- Directions
Reproduce every line of the material below, but drop the pictures.

- Given information
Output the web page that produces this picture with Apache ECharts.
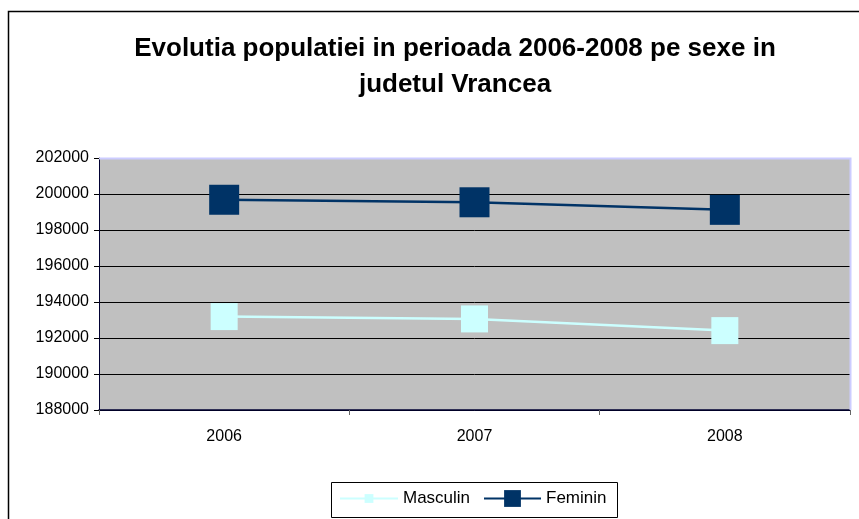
<!DOCTYPE html>
<html>
<head>
<meta charset="utf-8">
<script src="https://cdn.jsdelivr.net/npm/echarts@6/dist/echarts.min.js"></script>
<style>
  html, body { margin: 0; padding: 0; background: #fff; }
  #chart { width: 859px; height: 519px; }
</style>
</head>
<body>
<div id="chart"></div>
<script>
var years = ['2006', '2007', '2008']
var masculin = [193190, 193060, 192410]
var feminin = [199680, 199540, 199120]

var chart = echarts.init(document.getElementById('chart'))

var font = 'Arial, "Liberation Sans", sans-serif'

var option = {
    backgroundColor: '#fff',
    animation: false,
    title: {
        text: 'Evolutia populatiei in perioada 2006-2008 pe sexe in\njudetul Vrancea',
        left: 455,
        top: 31,
        padding: 0,
        textAlign: 'center',
        textStyle: {
            fontFamily: font,
            fontSize: 26,
            fontWeight: 'bold',
            color: '#000',
            lineHeight: 36
        }
    },
    graphic: [
        // outer chart frame
        {
            type: 'rect',
            shape: {x: 8.5, y: 11.5, width: 900, height: 600},
            style: {fill: null, stroke: '#000', lineWidth: 1.5},
            silent: true
        },
        // legend box
        {
            type: 'rect',
            shape: {x: 331.5, y: 482.5, width: 286, height: 35},
            style: {fill: '#fff', stroke: '#000', lineWidth: 1},
            z: 0,
            silent: true
        },
        // light border on top and right of plot
        {
            type: 'polyline',
            shape: {points: [[99, 158.5], [850.5, 158.5], [850.5, 410]]},
            style: {stroke: '#ccccff', lineWidth: 2, fill: null},
            z: 1,
            silent: true
        }
    ],
    legend: [
        {
            data: ['Masculin'],
            left: 339,
            top: 490,
            padding: 0,
            itemWidth: 58,
            itemHeight: 11,
            itemGap: 0,
            textStyle: {fontFamily: font, fontSize: 17, color: '#000'}
        },
        {
            data: ['Feminin'],
            left: 483,
            top: 490,
            padding: 0,
            itemWidth: 57,
            itemHeight: 21,
            itemGap: 0,
            textStyle: {fontFamily: font, fontSize: 17, color: '#000'}
        }
    ],
    grid: {
        left: 99,
        right: 9,
        top: 158,
        bottom: 109,
        show: true,
        backgroundColor: '#c0c0c0',
        borderWidth: 0
    },
    xAxis: {
        type: 'category',
        data: years,
        boundaryGap: true,
        axisLine: {lineStyle: {color: '#000033', width: 1.5}},
        axisTick: {show: true, length: 5, lineStyle: {color: '#666'}},
        axisLabel: {fontFamily: font, fontSize: 16, color: '#000', margin: 19}
    },
    yAxis: {
        type: 'value',
        min: 188000,
        max: 202000,
        interval: 2000,
        axisLine: {show: true, lineStyle: {color: '#000033', width: 1}},
        axisTick: {show: true, length: 5, lineStyle: {color: '#000'}},
        axisLabel: {
            fontFamily: font, fontSize: 16, color: '#000', margin: 10,
            formatter: function (v) { return String(v) }
        },
        splitLine: {lineStyle: {color: '#000', width: 1}}
    },
    series: [
        {
            name: 'Masculin',
            type: 'line',
            data: masculin,
            symbol: 'rect',
            symbolSize: 27,
            color: '#ccffff',
            lineStyle: {color: '#ccffff', width: 2.5},
            itemStyle: {color: '#ccffff'},
            z: 3
        },
        {
            name: 'Feminin',
            type: 'line',
            data: feminin,
            symbol: 'rect',
            symbolSize: 30,
            color: '#003366',
            lineStyle: {color: '#003366', width: 2.5},
            itemStyle: {color: '#003366'},
            z: 3
        }
    ]
}

chart.setOption(option)
</script>
</body>
</html>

- Finished answer
Output the web page that produces this picture with Apache ECharts.
<!DOCTYPE html>
<html>
<head>
<meta charset="utf-8">
<script src="https://cdn.jsdelivr.net/npm/echarts@6/dist/echarts.min.js"></script>
<style>
  html, body { margin: 0; padding: 0; background: #fff; }
  #chart { width: 859px; height: 519px; }
</style>
</head>
<body>
<div id="chart"></div>
<script>
var years = ['2006', '2007', '2008']
var masculin = [193190, 193060, 192410]
var feminin = [199680, 199540, 199120]

var chart = echarts.init(document.getElementById('chart'))

var font = 'Arial, "Liberation Sans", sans-serif'

var option = {
    backgroundColor: '#fff',
    animation: false,
    title: {
        text: 'Evolutia populatiei in perioada 2006-2008 pe sexe in\njudetul Vrancea',
        left: 455,
        top: 31,
        padding: 0,
        textAlign: 'center',
        textStyle: {
            fontFamily: font,
            fontSize: 26,
            fontWeight: 'bold',
            color: '#000',
            lineHeight: 36
        }
    },
    graphic: [
        // outer chart frame
        {
            type: 'rect',
            shape: {x: 8.5, y: 11.5, width: 900, height: 600},
            style: {fill: null, stroke: '#000', lineWidth: 1.5},
            silent: true
        },
        // legend box
        {
            type: 'rect',
            shape: {x: 331.5, y: 482.5, width: 286, height: 35},
            style: {fill: '#fff', stroke: '#000', lineWidth: 1},
            z: 0,
            silent: true
        },
        // light border on top and right of plot
        {
            type: 'polyline',
            shape: {points: [[99, 158.5], [850.5, 158.5], [850.5, 410]]},
            style: {stroke: '#ccccff', lineWidth: 2, fill: null},
            z: 1,
            silent: true
        }
    ],
    legend: [
        {
            data: ['Masculin'],
            left: 339,
            top: 490,
            padding: 0,
            itemWidth: 58,
            itemHeight: 11,
            itemGap: 0,
            textStyle: {fontFamily: font, fontSize: 17, color: '#000'}
        },
        {
            data: ['Feminin'],
            left: 483,
            top: 490,
            padding: 0,
            itemWidth: 57,
            itemHeight: 21,
            itemGap: 0,
            textStyle: {fontFamily: font, fontSize: 17, color: '#000'}
        }
    ],
    grid: {
        left: 99,
        right: 9,
        top: 158,
        bottom: 109,
        show: true,
        backgroundColor: '#c0c0c0',
        borderWidth: 0
    },
    xAxis: {
        type: 'category',
        data: years,
        boundaryGap: true,
        axisLine: {lineStyle: {color: '#000033', width: 1.5}},
        axisTick: {show: true, length: 5, lineStyle: {color: '#666'}},
        axisLabel: {fontFamily: font, fontSize: 16, color: '#000', margin: 19}
    },
    yAxis: {
        type: 'value',
        min: 188000,
        max: 202000,
        interval: 2000,
        axisLine: {show: true, lineStyle: {color: '#000033', width: 1}},
        axisTick: {show: true, length: 5, lineStyle: {color: '#000'}},
        axisLabel: {
            fontFamily: font, fontSize: 16, color: '#000', margin: 10,
            formatter: function (v) { return String(v) }
        },
        splitLine: {lineStyle: {color: '#000', width: 1}}
    },
    series: [
        {
            name: 'Masculin',
            type: 'line',
            data: masculin,
            symbol: 'rect',
            symbolSize: 27,
            color: '#ccffff',
            lineStyle: {color: '#ccffff', width: 2.5},
            itemStyle: {color: '#ccffff'},
            z: 3
        },
        {
            name: 'Feminin',
            type: 'line',
            data: feminin,
            symbol: 'rect',
            symbolSize: 30,
            color: '#003366',
            lineStyle: {color: '#003366', width: 2.5},
            itemStyle: {color: '#003366'},
            z: 3
        }
    ]
}

chart.setOption(option)
</script>
</body>
</html>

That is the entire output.